The GW Law School is handing out more checks this year to put 95 members of its newly graduated class in paid, full-time legal positions, spending $2 million to $3 million to cushion their fall into the sluggish legal job market.
Participation surged by about 19 percent this year for the Pathways to Practice program, which officially began Monday. It pays students $15 an hour to work 35-hour-a-week internships at mid-sized law firms and nonprofits.
“I want them to understand that the law school is doing absolutely everything we can to help them with the transition into the job market,” Dean Paul Schiff Berman, who expanded the program after he arrived in 2011, said. “We’ve created what I believe to be the most generous program of its kind in the country. The more students in the program, the more likely they’ll be hired permanently, which is the ultimate end.”
The growth of the school-funded program, with about 17 percent of the Class of 2012 participating, comes as the American Bar Association’s new employment reporting standards could shift the rankings landscape.
Because of new rules that require schools to disclose how many students are in school-funded or short-term jobs, the ABA and the nonprofit law school watchdog Law School Transparency reported in June that only 55 percent of law graduates nationwide nabbed full-time positions that required bar passage, a historic low.
GW’s law school graduates fared much better, with 81 percent finding full-time positions that require bar passage.
Law schools at Duke University and University of Miami have similar programs. Twenty-seven Miami graduates participated in its program this year, which pays students a $2,500 monthly stipend for six months, Tamesha Keel, a career adviser at the law school, said.
He said he publicized the two-year-old program more this year in the midst of nervous times for aspiring lawyers, promoting it at meetings with third-year students and adding posters to the school’s hallways.
The money comes partly from fundraising and is also drawn out of the law school’s $80 million operating budget, the second-year dean said. Students who work in the program for a whole year make about $28,000.

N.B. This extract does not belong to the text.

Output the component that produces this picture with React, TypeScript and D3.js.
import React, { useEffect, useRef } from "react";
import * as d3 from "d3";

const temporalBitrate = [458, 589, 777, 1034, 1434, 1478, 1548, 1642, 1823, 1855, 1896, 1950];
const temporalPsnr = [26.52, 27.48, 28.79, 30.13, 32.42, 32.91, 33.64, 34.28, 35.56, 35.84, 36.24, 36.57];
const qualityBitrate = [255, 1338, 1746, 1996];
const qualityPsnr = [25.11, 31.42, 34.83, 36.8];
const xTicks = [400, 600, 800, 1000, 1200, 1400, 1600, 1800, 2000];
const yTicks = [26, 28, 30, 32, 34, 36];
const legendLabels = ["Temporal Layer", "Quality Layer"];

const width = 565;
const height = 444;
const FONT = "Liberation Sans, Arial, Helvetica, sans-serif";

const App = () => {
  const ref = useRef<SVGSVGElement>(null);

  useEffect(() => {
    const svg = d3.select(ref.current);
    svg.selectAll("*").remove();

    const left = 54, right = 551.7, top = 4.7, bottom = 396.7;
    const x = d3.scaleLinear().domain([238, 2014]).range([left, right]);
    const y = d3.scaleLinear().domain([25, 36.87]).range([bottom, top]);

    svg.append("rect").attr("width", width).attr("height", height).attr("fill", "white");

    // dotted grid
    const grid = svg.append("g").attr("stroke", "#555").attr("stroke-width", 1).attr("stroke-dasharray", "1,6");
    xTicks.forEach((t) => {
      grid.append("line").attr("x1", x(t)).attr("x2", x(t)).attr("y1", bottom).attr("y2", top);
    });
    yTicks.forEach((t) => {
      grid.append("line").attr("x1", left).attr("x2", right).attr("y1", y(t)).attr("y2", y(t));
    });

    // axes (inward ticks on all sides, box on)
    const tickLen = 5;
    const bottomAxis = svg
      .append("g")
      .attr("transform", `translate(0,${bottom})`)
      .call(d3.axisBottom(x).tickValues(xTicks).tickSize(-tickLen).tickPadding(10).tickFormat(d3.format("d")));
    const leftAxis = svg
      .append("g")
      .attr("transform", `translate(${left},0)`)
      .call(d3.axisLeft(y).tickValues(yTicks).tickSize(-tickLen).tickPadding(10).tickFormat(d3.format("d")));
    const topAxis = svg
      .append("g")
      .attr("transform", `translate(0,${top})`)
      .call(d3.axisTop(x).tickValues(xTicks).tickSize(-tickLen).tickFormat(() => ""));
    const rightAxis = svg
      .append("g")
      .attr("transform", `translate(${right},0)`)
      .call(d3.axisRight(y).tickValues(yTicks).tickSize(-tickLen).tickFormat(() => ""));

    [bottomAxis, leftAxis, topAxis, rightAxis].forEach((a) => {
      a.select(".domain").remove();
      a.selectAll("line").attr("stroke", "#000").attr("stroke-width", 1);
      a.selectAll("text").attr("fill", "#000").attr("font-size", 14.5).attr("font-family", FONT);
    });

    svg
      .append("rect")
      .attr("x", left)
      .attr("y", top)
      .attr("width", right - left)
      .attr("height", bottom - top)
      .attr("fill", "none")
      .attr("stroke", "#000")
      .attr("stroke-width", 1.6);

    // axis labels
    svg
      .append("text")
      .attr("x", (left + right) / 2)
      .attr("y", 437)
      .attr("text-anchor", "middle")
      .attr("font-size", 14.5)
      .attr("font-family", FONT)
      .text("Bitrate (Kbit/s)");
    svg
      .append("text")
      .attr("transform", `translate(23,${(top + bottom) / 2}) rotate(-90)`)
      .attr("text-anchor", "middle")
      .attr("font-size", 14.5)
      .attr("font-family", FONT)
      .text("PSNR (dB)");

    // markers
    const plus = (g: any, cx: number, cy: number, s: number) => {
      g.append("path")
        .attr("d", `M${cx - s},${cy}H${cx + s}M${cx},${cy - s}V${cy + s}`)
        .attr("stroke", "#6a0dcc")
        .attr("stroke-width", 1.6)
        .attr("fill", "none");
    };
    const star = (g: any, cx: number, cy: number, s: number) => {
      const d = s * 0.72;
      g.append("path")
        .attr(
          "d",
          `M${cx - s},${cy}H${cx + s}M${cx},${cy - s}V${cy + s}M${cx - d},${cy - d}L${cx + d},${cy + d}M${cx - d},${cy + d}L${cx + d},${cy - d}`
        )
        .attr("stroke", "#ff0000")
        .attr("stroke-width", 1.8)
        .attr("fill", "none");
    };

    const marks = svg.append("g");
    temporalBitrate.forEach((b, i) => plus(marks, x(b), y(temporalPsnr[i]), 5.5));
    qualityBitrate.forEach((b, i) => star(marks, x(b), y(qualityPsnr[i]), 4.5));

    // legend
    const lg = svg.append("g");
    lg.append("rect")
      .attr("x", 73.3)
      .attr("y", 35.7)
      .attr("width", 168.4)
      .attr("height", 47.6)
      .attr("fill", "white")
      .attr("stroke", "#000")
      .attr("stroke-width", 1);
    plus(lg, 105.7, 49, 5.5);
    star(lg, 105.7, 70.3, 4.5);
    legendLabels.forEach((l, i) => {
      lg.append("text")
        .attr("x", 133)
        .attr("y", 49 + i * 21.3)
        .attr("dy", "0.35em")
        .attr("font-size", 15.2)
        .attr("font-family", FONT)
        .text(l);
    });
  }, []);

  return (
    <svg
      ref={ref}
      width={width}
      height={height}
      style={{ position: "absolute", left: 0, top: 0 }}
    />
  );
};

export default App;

Berman said the maximum time for students to stay in the program is one year. Of the Class of 2011 graduates who entered Pathways to Practice last year, 16 members – one-fifth of the program – are still without permanent jobs, Berman said.

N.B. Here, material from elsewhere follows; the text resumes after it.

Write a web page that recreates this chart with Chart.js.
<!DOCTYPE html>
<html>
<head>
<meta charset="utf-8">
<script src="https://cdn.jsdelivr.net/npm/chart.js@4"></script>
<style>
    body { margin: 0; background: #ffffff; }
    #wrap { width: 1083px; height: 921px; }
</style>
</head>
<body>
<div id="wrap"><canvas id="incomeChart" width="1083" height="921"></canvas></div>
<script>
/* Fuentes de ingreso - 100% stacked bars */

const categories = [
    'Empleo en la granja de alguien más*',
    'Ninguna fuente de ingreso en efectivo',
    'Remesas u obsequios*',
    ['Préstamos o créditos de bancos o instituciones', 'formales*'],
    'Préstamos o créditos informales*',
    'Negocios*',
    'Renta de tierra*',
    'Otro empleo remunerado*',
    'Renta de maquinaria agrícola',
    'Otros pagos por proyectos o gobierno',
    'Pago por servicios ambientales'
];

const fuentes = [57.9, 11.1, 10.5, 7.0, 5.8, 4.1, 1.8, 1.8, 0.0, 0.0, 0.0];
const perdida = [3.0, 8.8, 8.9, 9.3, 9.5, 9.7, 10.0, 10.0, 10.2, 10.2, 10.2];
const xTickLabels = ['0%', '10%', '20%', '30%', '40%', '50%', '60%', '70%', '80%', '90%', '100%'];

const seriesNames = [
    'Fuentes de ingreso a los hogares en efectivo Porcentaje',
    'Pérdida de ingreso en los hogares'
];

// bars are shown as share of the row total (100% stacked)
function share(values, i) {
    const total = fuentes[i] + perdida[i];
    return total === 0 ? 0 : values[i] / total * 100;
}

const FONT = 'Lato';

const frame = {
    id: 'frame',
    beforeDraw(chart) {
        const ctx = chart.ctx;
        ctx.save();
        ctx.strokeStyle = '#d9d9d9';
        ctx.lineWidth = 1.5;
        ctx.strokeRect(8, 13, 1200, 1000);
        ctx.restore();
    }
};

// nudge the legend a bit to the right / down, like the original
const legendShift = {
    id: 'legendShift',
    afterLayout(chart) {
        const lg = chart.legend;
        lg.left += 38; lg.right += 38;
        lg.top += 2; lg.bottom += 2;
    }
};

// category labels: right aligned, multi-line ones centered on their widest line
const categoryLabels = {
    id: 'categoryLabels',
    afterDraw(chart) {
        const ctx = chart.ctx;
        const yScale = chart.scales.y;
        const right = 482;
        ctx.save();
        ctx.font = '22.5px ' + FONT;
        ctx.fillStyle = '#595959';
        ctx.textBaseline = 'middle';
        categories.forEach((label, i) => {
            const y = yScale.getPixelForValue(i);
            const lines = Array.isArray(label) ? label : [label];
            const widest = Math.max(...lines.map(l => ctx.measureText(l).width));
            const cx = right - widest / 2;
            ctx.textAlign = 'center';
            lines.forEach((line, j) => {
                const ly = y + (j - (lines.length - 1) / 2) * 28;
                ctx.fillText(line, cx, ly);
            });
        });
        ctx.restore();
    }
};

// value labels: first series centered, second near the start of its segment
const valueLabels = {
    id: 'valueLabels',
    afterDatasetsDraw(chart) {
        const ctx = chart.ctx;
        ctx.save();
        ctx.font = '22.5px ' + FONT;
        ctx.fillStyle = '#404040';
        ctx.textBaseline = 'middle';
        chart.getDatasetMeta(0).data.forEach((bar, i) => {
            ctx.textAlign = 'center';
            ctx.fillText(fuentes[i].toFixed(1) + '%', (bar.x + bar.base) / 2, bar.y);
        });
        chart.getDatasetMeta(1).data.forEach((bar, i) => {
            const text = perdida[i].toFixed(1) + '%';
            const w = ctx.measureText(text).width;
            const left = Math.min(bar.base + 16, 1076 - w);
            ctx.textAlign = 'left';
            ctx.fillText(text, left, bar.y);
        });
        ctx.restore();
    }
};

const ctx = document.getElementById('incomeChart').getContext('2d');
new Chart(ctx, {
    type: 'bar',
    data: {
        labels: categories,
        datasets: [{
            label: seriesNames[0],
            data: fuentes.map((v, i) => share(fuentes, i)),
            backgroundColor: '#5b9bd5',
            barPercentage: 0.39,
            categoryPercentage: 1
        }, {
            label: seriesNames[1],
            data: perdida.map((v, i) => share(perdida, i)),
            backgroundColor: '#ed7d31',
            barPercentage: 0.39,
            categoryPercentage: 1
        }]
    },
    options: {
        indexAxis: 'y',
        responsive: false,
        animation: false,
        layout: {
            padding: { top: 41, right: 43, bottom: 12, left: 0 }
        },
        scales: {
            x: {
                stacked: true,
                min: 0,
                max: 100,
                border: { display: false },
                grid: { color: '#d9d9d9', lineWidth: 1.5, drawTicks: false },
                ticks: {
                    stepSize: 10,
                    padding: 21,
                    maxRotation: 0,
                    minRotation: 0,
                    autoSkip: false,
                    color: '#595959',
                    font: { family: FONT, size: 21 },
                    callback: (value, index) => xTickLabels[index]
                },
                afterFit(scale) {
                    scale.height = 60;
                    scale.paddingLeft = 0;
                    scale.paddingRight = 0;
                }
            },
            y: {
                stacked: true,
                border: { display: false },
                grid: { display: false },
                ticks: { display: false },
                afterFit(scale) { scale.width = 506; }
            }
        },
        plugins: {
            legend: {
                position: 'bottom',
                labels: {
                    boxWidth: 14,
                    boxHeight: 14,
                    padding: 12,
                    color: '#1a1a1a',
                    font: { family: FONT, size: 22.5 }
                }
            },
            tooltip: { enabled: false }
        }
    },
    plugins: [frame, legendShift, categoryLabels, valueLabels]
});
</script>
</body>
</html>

Jesse Weintraub worked in the school-funded program last year, taking a position at a business law firm in southeastern Pennsylvania. Through the program, he found a permanent spot as an associate at the international law firm Bracewell & Giuliani in New York City. He said the program “enabled me to gain some practical law firm experience, make new connections and fill in what would otherwise have been a gap in my resume while I looked for a job.”

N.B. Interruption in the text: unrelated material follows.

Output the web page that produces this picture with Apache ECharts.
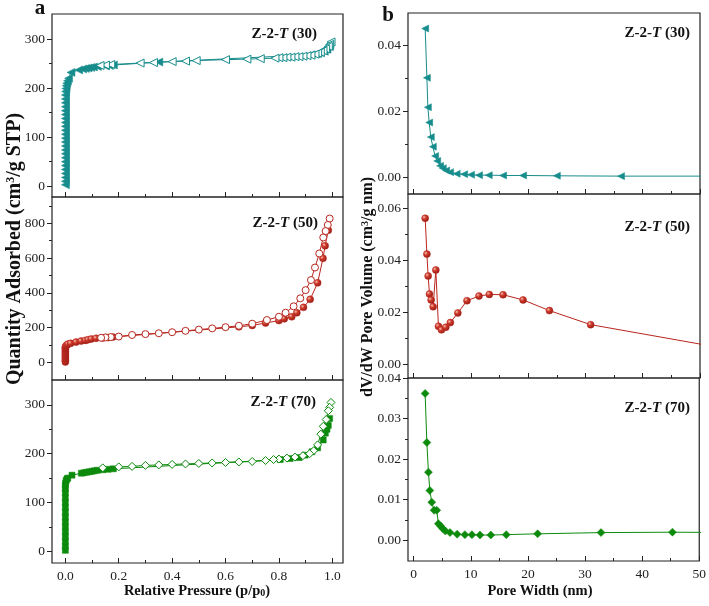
<!DOCTYPE html>
<html><head><meta charset="utf-8">
<script src="https://cdn.jsdelivr.net/npm/echarts@6/dist/echarts.min.js"></script>
<style>html,body{margin:0;padding:0;background:#fff}#c{width:709px;height:606px}</style>
</head><body><div id="c"></div>
<script>
// ---------- Isotherm data (relative pressure p/p0, quantity adsorbed cm3/g STP) ----------
const iso30AdsP = [0,0,0,0,0,0,0,0,0,0,0,0,0,0,0,0,0,0,0,0,0,0,0,0,0.001,0.002,0.003,0.005,0.008,0.012,0.021,0.05,0.065,0.075,0.085,0.095,0.105,0.12,0.15,0.165,0.18,0.35,0.92,0.94,0.955,0.97,0.98,0.99];
const iso30AdsQ = [3,10,18,26,34,42,50,58,66,74,82,90,98,106,114,122,130,138,146,154,162,170,178,186,193,199,205,210,215,220,232,237,239,240,241,242,243,244,245,246,247,253,268,270,272,275,279,285];
const iso30DesP = [0.995,0.99,0.985,0.975,0.965,0.955,0.945,0.935,0.92,0.905,0.89,0.875,0.86,0.845,0.83,0.815,0.80,0.785,0.73,0.68,0.60,0.49,0.45,0.40,0.33,0.28,0.17,0.15,0.13];
const iso30DesQ = [294,289,285,280,276,273,271,269,267,266,265,264,264,263,263,262,262,261,260,259,258,256,255,254,252,251,248,247,246];

const iso50AdsP = [0,0,0,0,0,0,0,0,0,0,0.001,0.003,0.006,0.01,0.02,0.04,0.059,0.075,0.085,0.097,0.115,0.14,0.16,0.178,0.65,0.70,0.75,0.80,0.82,0.848,0.867,0.892,0.917,0.945,0.965,0.973,0.985];
const iso50AdsQ = [2,10,20,30,40,50,60,70,78,85,90,95,100,105,109,116,122,126,130,134,138,140,142,145,204,212,226,240,250,262,285,316,362,457,598,670,760];
const iso50DesP = [0.99,0.983,0.975,0.966,0.951,0.935,0.92,0.90,0.88,0.855,0.825,0.80,0.755,0.70,0.65,0.60,0.55,0.50,0.45,0.40,0.35,0.30,0.25,0.20,0.17,0.15,0.134];
const iso50DesQ = [827,790,755,718,626,545,473,415,368,322,285,262,243,222,210,202,195,188,181,173,167,162,157,148,145,143,141];

const iso70AdsP = [0,0,0,0,0,0,0,0,0,0,0,0,0,0,0,0.001,0.003,0.006,0.009,0.025,0.06,0.07,0.08,0.09,0.10,0.11,0.12,0.14,0.16,0.18,0.805,0.842,0.876,0.898,0.924,0.945,0.966,0.974,0.98,0.985,0.99];
const iso70AdsQ = [2,10,20,30,40,50,60,70,80,90,100,110,120,128,135,140,145,148,150,156,160,161,162,163,164,165,166,167,168,169,188,190,192,197,204,212,228,242,250,258,272];
const iso70DesP = [0.995,0.99,0.985,0.977,0.966,0.957,0.945,0.93,0.915,0.89,0.86,0.83,0.80,0.78,0.75,0.70,0.65,0.60,0.55,0.50,0.45,0.40,0.35,0.30,0.25,0.20,0.14];
const iso70DesQ = [305,295,288,270,256,240,218,206,200,196,193,191,189,188,186,184,183,182,181,180,179,178,177,176,174,173,171];

// ---------- Pore size distribution data (pore width nm, dV/dW cm3/g nm) ----------
const psd30W = [2.0,2.3,2.47,2.7,2.98,3.34,3.74,4.1,4.6,5.08,5.66,6.35,7.5,8.8,10.0,11.4,13.1,15.6,19.1,25.0,36.2,60];
const psd30V = [0.0450,0.0301,0.0212,0.0166,0.0122,0.0093,0.0065,0.0050,0.0035,0.0028,0.0021,0.0016,0.0011,0.0010,0.0008,0.0007,0.0007,0.0006,0.0006,0.0005,0.0004,0.0004];
const psd50W = [2.0,2.3,2.52,2.75,3.04,3.39,3.86,4.32,4.84,5.6,6.4,7.7,9.3,11.4,13.2,15.6,19.1,23.7,30.9,55];
const psd50V = [0.0562,0.0424,0.0340,0.0271,0.0248,0.0222,0.0363,0.0147,0.0133,0.0143,0.0161,0.0198,0.0245,0.0263,0.0269,0.0268,0.0248,0.0207,0.0153,0.0059];
const psd70W = [2.0,2.3,2.58,2.82,3.16,3.57,4.03,4.32,4.72,5.07,5.54,6.35,7.6,8.96,10.2,11.6,13.5,16.2,21.7,32.8,45.3,70];
const psd70V = [0.0362,0.0241,0.0168,0.0123,0.0094,0.0074,0.0074,0.0041,0.0035,0.0029,0.0023,0.0019,0.0015,0.0014,0.0014,0.0013,0.0013,0.0014,0.0016,0.0019,0.0020,0.0018];

// ---------- Tick values ----------
const isoXMajor = [0, 0.2, 0.4, 0.6, 0.8, 1.0];
const isoXMinor = [0.1, 0.3, 0.5, 0.7, 0.9];
const iso30YMajor = [0, 100, 200, 300];
const iso30YMinor = [50, 150, 250];
const iso50YMajor = [0, 200, 400, 600, 800];
const iso50YMinor = [100, 300, 500, 700, 900];
const iso70YMajor = [0, 100, 200, 300];
const iso70YMinor = [50, 150, 250];
const psdXMajor = [0, 10, 20, 30, 40, 50];
const psdXMinor = [5, 15, 25, 35, 45];
const psd30YMajor = [0, 0.02, 0.04];
const psd30YMinor = [0.01, 0.03];
const psd50YMajor = [0, 0.02, 0.04, 0.06];
const psd50YMinor = [0.01, 0.03, 0.05];
const psd70YMajor = [0, 0.01, 0.02, 0.03, 0.04];
const psd70YMinor = [0.005, 0.015, 0.025, 0.035];

const sampleNames = ['30', '50', '70'];

// ---------- Build ----------
const FONT = 'Liberation Serif';
const teal = '#178c8c', red = '#b8261e', green = '#0c8a0c';
const axisColor = '#222';
function pairs(xs, ys) { return xs.map((x, i) => [x, ys[i]]); }

const grids = [
  {left: 52, top: 14, width: 291, height: 183},
  {left: 52, top: 197, width: 291, height: 183},
  {left: 52, top: 380, width: 291, height: 183},
  {left: 408, top: 13, width: 292, height: 181},
  {left: 408, top: 194, width: 292, height: 184},
  {left: 408, top: 378, width: 292, height: 183}
].map(g => Object.assign({show: true, borderColor: axisColor, borderWidth: 1.2, backgroundColor: 'transparent'}, g));

const labelStyle = {fontFamily: FONT, fontSize: 13.5, color: '#222'};
function mkAxes(dim, g, min, max, major, minor, showLabels, fmt) {
  const inside = dim === 'x';
  const base = {gridIndex: g, type: 'value', min: min, max: max,
    axisLine: {show: false, onZero: false}, splitLine: {show: false}};
  const maj = Object.assign({}, base, {
    axisTick: {show: true, inside: inside, length: 5, customValues: major, lineStyle: {color: axisColor, width: 1}},
    axisLabel: Object.assign({show: showLabels, customValues: major, formatter: fmt, margin: inside ? 6 : 7}, labelStyle)
  });
  const mnr = Object.assign({}, base, {
    axisTick: {show: true, inside: inside, length: 3, customValues: minor, lineStyle: {color: axisColor, width: 1}},
    axisLabel: {show: false}
  });
  if (dim === 'x') { maj.position = 'bottom'; mnr.position = 'bottom'; }
  else { maj.position = 'left'; mnr.position = 'left'; }
  return [maj, mnr];
}
const f1 = v => v.toFixed(1), f0 = v => String(Math.round(v)), f2 = v => v.toFixed(2);

const xAxis = [].concat(
  mkAxes('x', 0, -0.05, 1.04, isoXMajor, isoXMinor, false, f1),
  mkAxes('x', 1, -0.05, 1.04, isoXMajor, isoXMinor, false, f1),
  mkAxes('x', 2, -0.05, 1.04, isoXMajor, isoXMinor, true, f1),
  mkAxes('x', 3, -1, 50, psdXMajor, psdXMinor, false, f0),
  mkAxes('x', 4, -1, 50, psdXMajor, psdXMinor, false, f0),
  mkAxes('x', 5, -1, 50, psdXMajor, psdXMinor, true, f0)
);
const yAxis = [].concat(
  mkAxes('y', 0, -22, 351, iso30YMajor, iso30YMinor, true, f0),
  mkAxes('y', 1, -102, 951, iso50YMajor, iso50YMinor, true, f0),
  mkAxes('y', 2, -24, 351, iso70YMajor, iso70YMinor, true, f0),
  mkAxes('y', 3, -0.005, 0.0497, psd30YMajor, psd30YMinor, true, f2),
  mkAxes('y', 4, -0.0052, 0.0655, psd50YMajor, psd50YMinor, true, f2),
  mkAxes('y', 5, -0.0051, 0.04, psd70YMajor, psd70YMinor, true, f2)
);

const redBall = {type: 'radial', x: 0.35, y: 0.35, r: 0.75, colorStops: [
  {offset: 0, color: '#f6c0b0'}, {offset: 0.35, color: '#cf3a2c'}, {offset: 1, color: '#8a1510'}]};

function line(g, data, color, symbol, size, filled, rot, fill) {
  return {type: 'line', xAxisIndex: 2 * g, yAxisIndex: 2 * g, data: data,
    symbol: symbol, symbolSize: size, symbolRotate: rot || 0, clip: true,
    showAllSymbol: true, silent: true, animation: false,
    lineStyle: {color: color, width: 1},
    itemStyle: filled ? {color: fill || color, borderColor: color, borderWidth: 0.5}
                      : {color: '#fff', borderColor: color, borderWidth: 1},
    emphasis: {disabled: true}};
}

const series = [
  line(0, pairs(iso30AdsP, iso30AdsQ), teal, 'triangle', 8, true, 90),
  line(0, pairs(iso30DesP, iso30DesQ), teal, 'triangle', 8, false, 90),
  line(1, pairs(iso50AdsP, iso50AdsQ), red, 'circle', 7, true, 0, redBall),
  line(1, pairs(iso50DesP, iso50DesQ), red, 'circle', 7, false, 0),
  line(2, pairs(iso70AdsP, iso70AdsQ), green, 'rect', 6, true, 0),
  line(2, pairs(iso70DesP, iso70DesQ), green, 'diamond', 8, false, 0),
  line(3, pairs(psd30W, psd30V), teal, 'triangle', 7, true, 90),
  line(4, pairs(psd50W, psd50V), red, 'circle', 7, true, 0, redBall),
  line(5, pairs(psd70W, psd70V), green, 'diamond', 8, true, 0)
];

const richBase = {
  b: {fontFamily: FONT, fontWeight: 'bold', fontSize: 15, fill: '#111'},
  i: {fontFamily: FONT, fontWeight: 'bold', fontStyle: 'italic', fontSize: 15, fill: '#111'}
};
function sampleLabel(x, y, name) {
  return {type: 'text', x: x, y: y, silent: true,
    style: {text: '{b|Z-2-}{i|T}{b| (' + name + ')}', rich: richBase, align: 'right', verticalAlign: 'middle'}};
}
const titleFont = (size) => ({fontFamily: FONT, fontWeight: 'bold', fontSize: size, fill: '#111'});

const graphic = [
  sampleLabel(317, 34, sampleNames[0]),
  sampleLabel(318, 223, sampleNames[1]),
  sampleLabel(316, 402, sampleNames[2]),
  sampleLabel(690, 33, sampleNames[0]),
  sampleLabel(690, 227, sampleNames[1]),
  sampleLabel(690, 408, sampleNames[2]),
  {type: 'text', x: 40, y: 9, silent: true, style: {text: 'a', font: 'bold 21px "Liberation Serif"', fill: '#111', align: 'center', verticalAlign: 'middle'}},
  {type: 'text', x: 388, y: 16, silent: true, style: {text: 'b', font: 'bold 21px "Liberation Serif"', fill: '#111', align: 'center', verticalAlign: 'middle'}},
  {type: 'text', x: 15, y: 249, rotation: Math.PI / 2, silent: true,
    style: {text: '{t|Quantity Adsorbed (cm}{s|3}{t|/g STP)}', align: 'center', verticalAlign: 'middle',
      rich: {t: titleFont(20), s: Object.assign(titleFont(12), {verticalAlign: 'top'})}}},
  {type: 'text', x: 368, y: 287, rotation: Math.PI / 2, silent: true,
    style: {text: '{t|dV/dW Pore Volume (cm}{s|3}{t|/g nm)}', align: 'center', verticalAlign: 'middle',
      rich: {t: titleFont(16), s: Object.assign(titleFont(10), {verticalAlign: 'top'})}}},
  {type: 'text', x: 197, y: 591, silent: true,
    style: {text: '{t|Relative Pressure (p/p}{s|0}{t|)}', align: 'center', verticalAlign: 'middle',
      rich: {t: titleFont(14.5), s: Object.assign(titleFont(10), {verticalAlign: 'bottom'})}}},
  {type: 'text', x: 540, y: 591, silent: true,
    style: {text: 'Pore Width (nm)', align: 'center', verticalAlign: 'middle', font: 'bold 14.5px "Liberation Serif"', fill: '#111'}}
];

const chart = echarts.init(document.getElementById('c'), null, {renderer: 'canvas'});
chart.setOption({animation: false, backgroundColor: '#fff', grid: grids, xAxis: xAxis, yAxis: yAxis, series: series, graphic: graphic});
</script></body></html>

The program came under the law school’s microscope this summer after Berman announced he was cutting back the hourly wage from $15 to $10 after hearing “several anecdotal reports of graduates turning down paying work so that they can remain in the Pathways Program and hopefully find more desirable work later.”
After students took issue with the cuts, Berman reversed course less than 24 hours later, restoring the full stipend.
“I think it’s a good thing in a sense that I want students to feel that the law school is doing everything it can to help them find permanent employment,” he said. “It should not, however, be a replacement for a real job search. As long as students are seeing this only as a pathway to a full-time job, then it’s an unadulterated good thing.”